» **Data in this exercise**:
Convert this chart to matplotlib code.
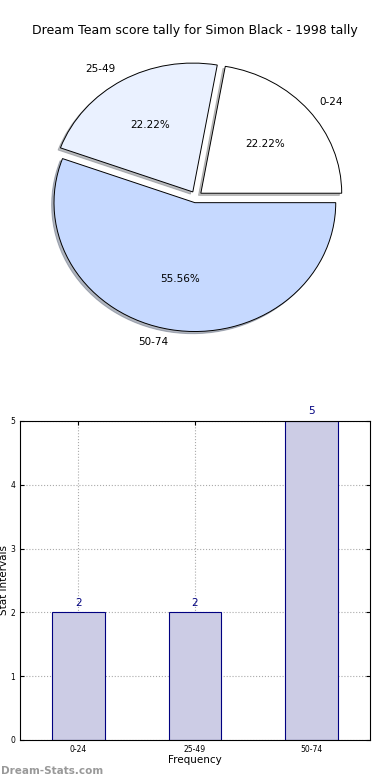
import numpy as np
import matplotlib.pyplot as plt

# tally data
intervals = ['0-24', '25-49', '50-74']
counts = [2, 2, 5]
pie_colors = ['#ffffff', '#eaf1ff', '#c6d9ff']

fig = plt.figure(figsize=(3.9, 7.8), dpi=100)

fig.text(0.5, 0.961, 'Dream Team score tally for Simon Black - 1998 tally',
         ha='center', va='center', fontsize=9)

# pie is drawn on a non-square axes, so it comes out slightly squashed
ax1 = fig.add_axes([0.051, 0.541, 0.903, 0.413])
wedges, texts, autotexts = ax1.pie(counts, labels=intervals, colors=pie_colors,
                                   explode=(0.045, 0.045, 0.045), autopct='%.2f%%',
                                   shadow={'ox': -0.012, 'oy': -0.012, 'shade': 0.5},
                                   startangle=0,
                                   wedgeprops={'edgecolor': 'black', 'linewidth': 0.7},
                                   textprops={'fontsize': 7.5})
ax1.set_aspect('auto')

ax2 = fig.add_axes([0.051, 0.0513, 0.898, 0.409])
x = np.arange(len(intervals))
bars = ax2.bar(x, counts, width=0.45, color='#ccccE5', edgecolor='#000080',
               linewidth=0.8, zorder=2)
for xi, c in zip(x, counts):
    ax2.text(xi, c + 0.07, str(c), ha='center', va='bottom', color='#000080',
             fontsize=7.5)
ax2.set_xlim(-0.5, 2.5)
ax2.set_ylim(0, 5)
ax2.set_xticks(x)
ax2.set_xticklabels(intervals)
ax2.set_yticks(range(6))
ax2.tick_params(labelsize=5.5, length=3, direction='in', top=True, right=True)
ax2.grid(True, linestyle=':', color='#aaaaaa', linewidth=0.8, zorder=3)
ax2.set_xlabel('Frequency', fontsize=7.5, labelpad=1)
ax2.set_ylabel('Stat Intervals', fontsize=7.5, labelpad=1)

fig.text(0.003, 0.012, 'Dream-Stats.com', fontsize=7.5, color='#999999',
         fontweight='bold', ha='left', va='center')

fig.savefig('out.png', dpi=100)
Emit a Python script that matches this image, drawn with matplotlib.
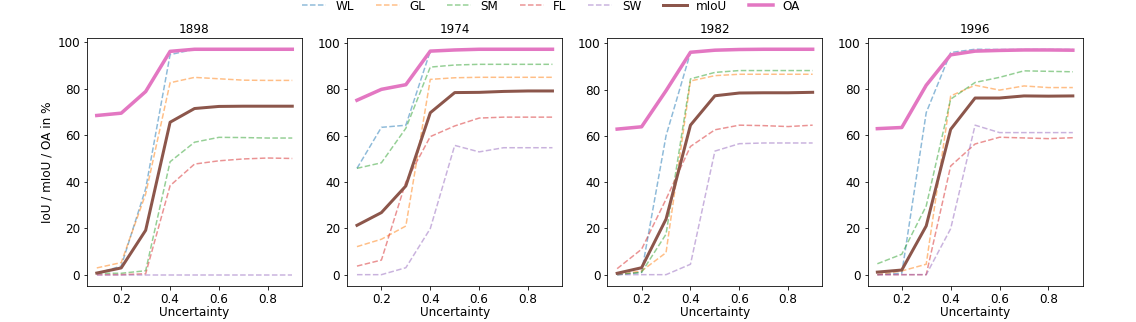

» **Request**:
Pictures excluded, repeat exactly the lines from the top of the material through the line with "ax1.set_aspect('auto')", including both of those lines.

» **Finished answer**:
Convert this chart to matplotlib code.
import numpy as np
import matplotlib.pyplot as plt

# tally data
intervals = ['0-24', '25-49', '50-74']
counts = [2, 2, 5]
pie_colors = ['#ffffff', '#eaf1ff', '#c6d9ff']

fig = plt.figure(figsize=(3.9, 7.8), dpi=100)

fig.text(0.5, 0.961, 'Dream Team score tally for Simon Black - 1998 tally',
         ha='center', va='center', fontsize=9)

# pie is drawn on a non-square axes, so it comes out slightly squashed
ax1 = fig.add_axes([0.051, 0.541, 0.903, 0.413])
wedges, texts, autotexts = ax1.pie(counts, labels=intervals, colors=pie_colors,
                                   explode=(0.045, 0.045, 0.045), autopct='%.2f%%',
                                   shadow={'ox': -0.012, 'oy': -0.012, 'shade': 0.5},
                                   startangle=0,
                                   wedgeprops={'edgecolor': 'black', 'linewidth': 0.7},
                                   textprops={'fontsize': 7.5})
ax1.set_aspect('auto')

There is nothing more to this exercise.